Photo by Paul Garland on Flickr

My Internet is Dead

internetcultureai

My internet is dead.

I don’t mean the Wi-Fi is out or a router needs rebooting. I mean my internet, the one I grew up without, then discovered, then watched bloom into something miraculous, no longer exists.

I was born in 1974. I grew up in a world where information was scarce, slow, and precious. If you wanted to know something, you went to a library. You trusted encyclopedias that were already out of date the moment they were printed. You learned from teachers, magazines, newspapers, and whoever happened to know more than you. Knowledge required effort, curiosity, and time.

Then the internet arrived.

At first, it felt like magic. Dial-up tones screeched like a spaceship warming up, and suddenly the world cracked open. Information that once took days or weeks to find was now available in minutes. Communities formed around obscure interests. People shared knowledge freely, not for clicks, not for growth hacks, but because they were genuinely excited to connect and help. The internet felt human.

That was the golden age.

It wasn’t perfect. It was slow, messy, and chaotic. But it was alive. You could feel the people behind the words. Blogs were personal. Forums were opinionated. Search results felt like treasure hunts instead of sales funnels. You weren’t being optimized, you were being invited.

Today, the internet is no longer a novelty or a frontier. It’s infrastructure. Like electricity or running water, it’s just expected to be there. And when something becomes a basic necessity, it stops feeling special. It stops feeling personal.

Worse, it stops feeling real.

The modern internet is increasingly synthetic. Content is produced at scale, optimized for algorithms, engagement metrics, and monetization strategies. Articles exist not to inform, but to rank. Videos exist not to teach, but to retain attention for 30 more seconds. Social feeds are shaped less by people and more by systems designed to maximize output.

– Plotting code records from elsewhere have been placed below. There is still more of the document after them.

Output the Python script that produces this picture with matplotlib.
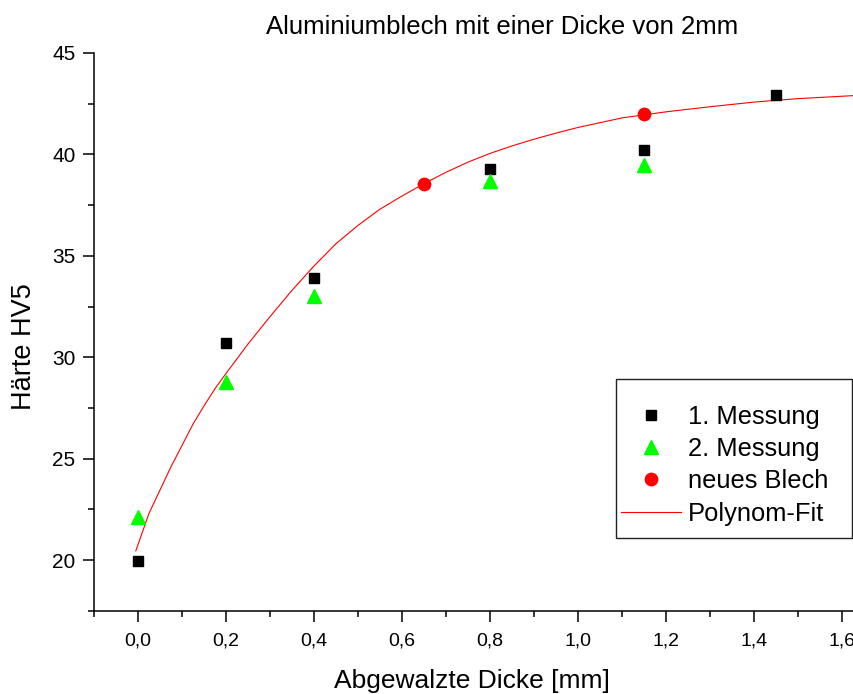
import matplotlib
matplotlib.use('Agg')
import matplotlib.pyplot as plt
from matplotlib.ticker import MultipleLocator, FuncFormatter
from matplotlib.patches import Rectangle

plt.rcParams['font.family'] = ['Liberation Sans', 'DejaVu Sans']

# Messwerte
messung1_x = [0.0, 0.2, 0.4, 0.8, 1.15, 1.45]
messung1_y = [19.93, 30.71, 33.92, 39.3, 40.2, 42.92]

messung2_x = [0.0, 0.2, 0.4, 0.8, 1.15]
messung2_y = [22.12, 28.8, 33.0, 38.69, 39.48]

blech_x = [0.65, 1.15]
blech_y = [38.56, 42.0]

# Fit-Kurve
fit_x = [-0.005, 0.025, 0.05, 0.075, 0.1, 0.125, 0.15, 0.175, 0.2, 0.25, 0.3,
         0.35, 0.4, 0.45, 0.5, 0.55, 0.6, 0.65, 0.7, 0.75, 0.8, 0.85, 0.9,
         0.95, 1.0, 1.1, 1.2, 1.3, 1.4, 1.5, 1.627]
fit_y = [20.45, 22.3, 23.45, 24.6, 25.65, 26.7, 27.6, 28.45, 29.2, 30.65, 32.0,
         33.3, 34.5, 35.6, 36.5, 37.3, 37.95, 38.56, 39.12, 39.62, 40.05, 40.42,
         40.75, 41.05, 41.33, 41.8, 42.1, 42.35, 42.58, 42.75, 42.9]

W, H = 854, 694
fig = plt.figure(figsize=(W / 100, H / 100), dpi=100)
ax = fig.add_axes([94 / W, 1 - 610.7 / H, (W - 94) / W, (610.7 - 53) / H])

ax.plot(fit_x, fit_y, color='#ff0000', lw=0.8, zorder=2, label='Polynom-Fit')
ax.plot(messung1_x, messung1_y, 's', color='black', ms=7.7, zorder=3,
        label='1. Messung')
ax.plot(messung2_x, messung2_y, '^', color='#00ff00', ms=10, zorder=3,
        label='2. Messung')
ax.plot(blech_x, blech_y, 'o', color='#ff0000', ms=8.9, zorder=4,
        label='neues Blech')

ax.set_xlim(-0.1, 1.627)
ax.set_ylim(17.5, 45)

for s in ['top', 'right']:
    ax.spines[s].set_visible(False)
for s in ['left', 'bottom']:
    ax.spines[s].set_linewidth(1.1)

ax.xaxis.set_major_locator(MultipleLocator(0.2))
ax.xaxis.set_minor_locator(MultipleLocator(0.1))
ax.yaxis.set_major_locator(MultipleLocator(5))
ax.yaxis.set_minor_locator(MultipleLocator(2.5))
ax.xaxis.set_major_formatter(FuncFormatter(lambda v, p: f"{v:.1f}".replace('.', ',')))
ax.yaxis.set_major_formatter(FuncFormatter(lambda v, p: f"{v:.0f}"))

ax.tick_params(which='both', direction='out', width=1.1)
ax.tick_params(which='major', length=8)
ax.tick_params(which='minor', length=4.5)
ax.tick_params(axis='x', which='major', pad=7.5, labelsize=14)
ax.tick_params(axis='y', which='major', pad=5.3, labelsize=15)

fig.text(502.5 / W, 1 - 34 / H, 'Aluminiumblech mit einer Dicke von 2mm',
         ha='center', va='baseline', fontsize=18.5)
fig.text(471.5 / W, 1 - 688 / H, 'Abgewalzte Dicke [mm]',
         ha='center', va='baseline', fontsize=19)
fig.text(24 / W, 1 - 347 / H, 'Härte HV5', rotation=90,
         ha='center', va='center', fontsize=19.5)

handles, labels = ax.get_legend_handles_labels()
order = [1, 2, 3, 0]
leg = ax.legend([handles[i] for i in order], [labels[i] for i in order],
                loc='upper left', bbox_to_anchor=(621 / W, 1 - 405 / H),
                bbox_transform=fig.transFigure, frameon=False, borderpad=0,
                borderaxespad=0, fontsize=18.4, handlelength=2.35,
                handletextpad=0.27, labelspacing=0.32, numpoints=1)

fig.add_artist(Rectangle((616 / W, 1 - 538 / H), (852 - 616) / W, (538 - 379) / H,
                         transform=fig.transFigure, fill=False,
                         edgecolor='#222222', lw=1.0))

fig.savefig('out.png', dpi=100)
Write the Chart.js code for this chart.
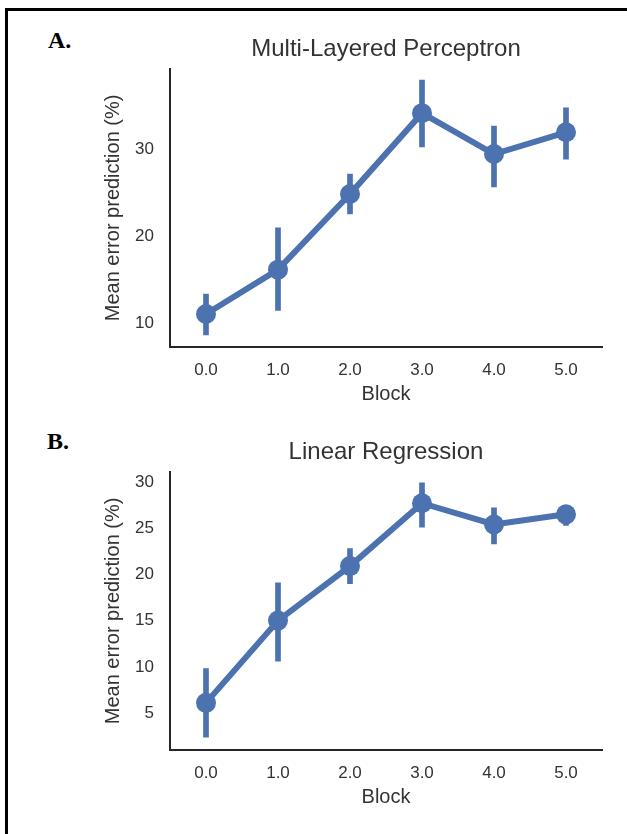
<!DOCTYPE html>
<html>
<head>
<meta charset="utf-8">
<script src="https://cdn.jsdelivr.net/npm/chart.js@4.4.1/dist/chart.umd.min.js"></script>
<style>
  body { margin: 0; background: #fff; width: 627px; height: 834px; overflow: hidden; position: relative; }
  .frame { position: absolute; left: 5px; top: 8px; width: 700px; height: 900px; border-top: 3px solid #000; border-left: 3px solid #000; }
  .panel { position: absolute; font-family: "Liberation Serif", "Times New Roman", serif; font-weight: bold; font-size: 24px; color: #000; }
  canvas { position: absolute; }
</style>
</head>
<body>
<div class="frame"></div>
<div class="panel" style="left:48px; top:27px;">A.</div>
<div class="panel" style="left:47px; top:428px;">B.</div>
<canvas id="chartA" width="530" height="390" style="left:90px; top:25px;"></canvas>
<canvas id="chartB" width="530" height="390" style="left:90px; top:428px;"></canvas>
<script>
const blocks = ['0.0', '1.0', '2.0', '3.0', '4.0', '5.0'];

const mlpMean = [11.1, 16.2, 24.9, 34.2, 29.5, 32.0];
const mlpLow = [8.7, 11.5, 22.6, 30.3, 25.7, 28.9];
const mlpHigh = [13.4, 21.0, 27.2, 38.0, 32.7, 34.8];

const lrMean = [6.1, 15.0, 20.9, 27.7, 25.4, 26.5];
const lrLow = [2.4, 10.6, 19.0, 25.1, 23.3, 25.3];
const lrHigh = [9.8, 19.1, 22.8, 29.9, 27.2, 27.3];

const blue = '#4C72B0';
const ink = '#333333';
const font = 'Liberation Sans, Arial, sans-serif';

function makeChart(id, title, mean, low, high, yMin, yMax, step) {
    const ctx = document.getElementById(id).getContext('2d');
    return new Chart(ctx, {
        type: 'line',
        data: {
            labels: blocks,
            datasets: [{
                type: 'line',
                data: mean,
                borderColor: blue,
                backgroundColor: blue,
                borderWidth: 6,
                pointRadius: 10,
                pointBorderWidth: 0,
                pointBackgroundColor: blue,
                tension: 0,
                order: 0
            }, {
                type: 'bar',
                data: low.map((v, i) => [v, high[i]]),
                backgroundColor: blue,
                barThickness: 5,
                order: 1
            }]
        },
        options: {
            responsive: false,
            animation: false,
            layout: { padding: { right: 18 } },
            plugins: {
                legend: { display: false },
                tooltip: { enabled: false },
                title: {
                    display: true,
                    text: title,
                    fullSize: false,
                    color: ink,
                    font: { family: font, size: 24, weight: 'normal' },
                    padding: { top: 10, bottom: 5 }
                }
            },
            scales: {
                x: {
                    type: 'category',
                    offset: true,
                    grid: { display: false },
                    border: { display: true, color: '#262626', width: 2 },
                    ticks: { color: ink, font: { family: font, size: 17 }, padding: 5, maxRotation: 0 },
                    title: {
                        display: true,
                        text: 'Block',
                        color: ink,
                        font: { family: font, size: 20 },
                        padding: { top: 4, bottom: 9 }
                    },
                    afterFit: s => { s.height = 68; }
                },
                y: {
                    min: yMin,
                    max: yMax,
                    grid: { display: false },
                    border: { display: true, color: '#262626', width: 2 },
                    ticks: { stepSize: step, includeBounds: false, color: ink, font: { family: font, size: 17 }, padding: 8 },
                    title: {
                        display: true,
                        text: 'Mean error prediction (%)',
                        color: ink,
                        font: { family: font, size: 20 },
                        padding: { top: 11, bottom: 0 }
                    },
                    afterFit: s => { s.width = 80; }
                }
            }
        }
    });
}

makeChart('chartA', 'Multi-Layered Perceptron', mlpMean, mlpLow, mlpHigh, 7.3, 39.3, 10);
makeChart('chartB', 'Linear Regression', lrMean, lrLow, lrHigh, 1, 31.1, 5);
</script>
</body>
</html>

And now, AI has entered the picture.

Much of what we read today is generated, summarized, rewritten, or amplified by machines. The words are technically correct. The tone is polished. The structure is optimized. But something essential is missing: lived experience. Friction. Perspective earned through time rather than computed in milliseconds.

That’s not an anti-AI statement.

The tools are powerful. They’re useful. They’re here to stay. But they amplify the direction we’re already headed: more volume, less texture. More information, less experience. More certainty, less wisdom. The internet I loved rewarded curiosity. The internet we have rewards velocity.

I don’t think this is a temporary phase. I don’t think we’re just in a messy transition before everything balances out. When something becomes infrastructure, when it becomes necessary for work, commerce, and identity, it stops being a playground. It becomes a machine. And machines are optimized for efficiency, not humanity.

My internet is dead.

Not because the cables were cut or the servers shut down, but because the spirit that animated it has been industrialized. Scaled. Monetized. Automated.

We didn’t lose access. We lost the feeling. And I’m not convinced we’re getting it back.